▸ **Problem details**
From the first line of the data below, copy each line up to the one containing "ys = alt.Scale(domain=[56, 70], nice=False, zero=False)", and include that line too.

____

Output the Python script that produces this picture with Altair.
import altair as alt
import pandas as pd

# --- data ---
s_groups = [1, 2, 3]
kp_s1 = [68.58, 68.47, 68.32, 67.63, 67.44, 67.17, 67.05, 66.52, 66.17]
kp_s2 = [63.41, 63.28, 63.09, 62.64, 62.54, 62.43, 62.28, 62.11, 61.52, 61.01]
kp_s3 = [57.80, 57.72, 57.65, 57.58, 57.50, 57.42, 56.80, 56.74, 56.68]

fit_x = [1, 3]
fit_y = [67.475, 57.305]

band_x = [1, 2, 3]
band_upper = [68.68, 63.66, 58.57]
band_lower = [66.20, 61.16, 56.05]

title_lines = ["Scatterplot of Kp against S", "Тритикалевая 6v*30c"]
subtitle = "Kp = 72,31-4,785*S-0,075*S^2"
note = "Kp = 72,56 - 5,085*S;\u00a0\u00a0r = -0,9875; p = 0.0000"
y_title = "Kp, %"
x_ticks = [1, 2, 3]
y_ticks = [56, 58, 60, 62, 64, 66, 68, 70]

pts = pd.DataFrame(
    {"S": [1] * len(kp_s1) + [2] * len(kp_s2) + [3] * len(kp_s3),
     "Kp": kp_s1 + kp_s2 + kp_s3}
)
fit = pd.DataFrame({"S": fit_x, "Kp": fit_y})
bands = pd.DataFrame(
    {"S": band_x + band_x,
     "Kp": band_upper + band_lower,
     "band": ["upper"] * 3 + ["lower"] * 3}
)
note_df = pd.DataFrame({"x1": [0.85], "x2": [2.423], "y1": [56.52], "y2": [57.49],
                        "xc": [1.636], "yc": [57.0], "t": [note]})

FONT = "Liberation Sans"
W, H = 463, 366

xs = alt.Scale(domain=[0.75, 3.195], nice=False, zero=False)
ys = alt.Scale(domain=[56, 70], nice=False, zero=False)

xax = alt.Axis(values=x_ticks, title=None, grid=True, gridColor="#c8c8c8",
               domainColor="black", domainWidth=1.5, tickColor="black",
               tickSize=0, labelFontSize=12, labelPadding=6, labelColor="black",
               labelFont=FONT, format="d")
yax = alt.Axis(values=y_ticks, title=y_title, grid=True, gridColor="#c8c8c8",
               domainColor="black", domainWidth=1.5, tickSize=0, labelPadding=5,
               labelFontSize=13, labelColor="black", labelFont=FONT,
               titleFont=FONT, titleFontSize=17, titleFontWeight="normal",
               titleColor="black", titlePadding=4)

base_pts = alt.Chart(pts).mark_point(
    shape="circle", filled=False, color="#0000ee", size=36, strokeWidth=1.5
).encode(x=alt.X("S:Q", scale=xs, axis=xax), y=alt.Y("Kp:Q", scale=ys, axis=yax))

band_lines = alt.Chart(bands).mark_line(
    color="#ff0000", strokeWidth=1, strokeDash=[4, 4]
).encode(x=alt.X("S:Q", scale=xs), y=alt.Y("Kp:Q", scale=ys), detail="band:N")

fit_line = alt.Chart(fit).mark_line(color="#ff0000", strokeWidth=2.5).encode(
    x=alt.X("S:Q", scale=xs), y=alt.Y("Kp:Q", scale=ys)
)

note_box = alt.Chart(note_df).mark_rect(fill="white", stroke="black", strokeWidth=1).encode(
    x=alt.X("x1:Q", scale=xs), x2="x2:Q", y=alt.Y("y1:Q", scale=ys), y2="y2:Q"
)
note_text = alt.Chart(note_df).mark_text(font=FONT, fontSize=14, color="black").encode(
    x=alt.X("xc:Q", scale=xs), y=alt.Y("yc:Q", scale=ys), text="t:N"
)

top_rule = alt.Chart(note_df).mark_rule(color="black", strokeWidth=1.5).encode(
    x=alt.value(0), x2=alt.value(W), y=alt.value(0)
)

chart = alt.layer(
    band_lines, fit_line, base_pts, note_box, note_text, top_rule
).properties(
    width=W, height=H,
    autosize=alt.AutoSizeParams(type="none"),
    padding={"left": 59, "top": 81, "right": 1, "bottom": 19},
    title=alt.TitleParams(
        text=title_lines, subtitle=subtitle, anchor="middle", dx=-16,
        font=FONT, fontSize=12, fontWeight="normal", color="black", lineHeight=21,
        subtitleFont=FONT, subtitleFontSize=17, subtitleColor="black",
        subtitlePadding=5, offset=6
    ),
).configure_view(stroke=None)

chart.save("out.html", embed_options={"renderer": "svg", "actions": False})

____

▸ **The output**
Output the Python script that produces this picture with Altair.
import altair as alt
import pandas as pd

# --- data ---
s_groups = [1, 2, 3]
kp_s1 = [68.58, 68.47, 68.32, 67.63, 67.44, 67.17, 67.05, 66.52, 66.17]
kp_s2 = [63.41, 63.28, 63.09, 62.64, 62.54, 62.43, 62.28, 62.11, 61.52, 61.01]
kp_s3 = [57.80, 57.72, 57.65, 57.58, 57.50, 57.42, 56.80, 56.74, 56.68]

fit_x = [1, 3]
fit_y = [67.475, 57.305]

band_x = [1, 2, 3]
band_upper = [68.68, 63.66, 58.57]
band_lower = [66.20, 61.16, 56.05]

title_lines = ["Scatterplot of Kp against S", "Тритикалевая 6v*30c"]
subtitle = "Kp = 72,31-4,785*S-0,075*S^2"
note = "Kp = 72,56 - 5,085*S;\u00a0\u00a0r = -0,9875; p = 0.0000"
y_title = "Kp, %"
x_ticks = [1, 2, 3]
y_ticks = [56, 58, 60, 62, 64, 66, 68, 70]

pts = pd.DataFrame(
    {"S": [1] * len(kp_s1) + [2] * len(kp_s2) + [3] * len(kp_s3),
     "Kp": kp_s1 + kp_s2 + kp_s3}
)
fit = pd.DataFrame({"S": fit_x, "Kp": fit_y})
bands = pd.DataFrame(
    {"S": band_x + band_x,
     "Kp": band_upper + band_lower,
     "band": ["upper"] * 3 + ["lower"] * 3}
)
note_df = pd.DataFrame({"x1": [0.85], "x2": [2.423], "y1": [56.52], "y2": [57.49],
                        "xc": [1.636], "yc": [57.0], "t": [note]})

FONT = "Liberation Sans"
W, H = 463, 366

xs = alt.Scale(domain=[0.75, 3.195], nice=False, zero=False)
ys = alt.Scale(domain=[56, 70], nice=False, zero=False)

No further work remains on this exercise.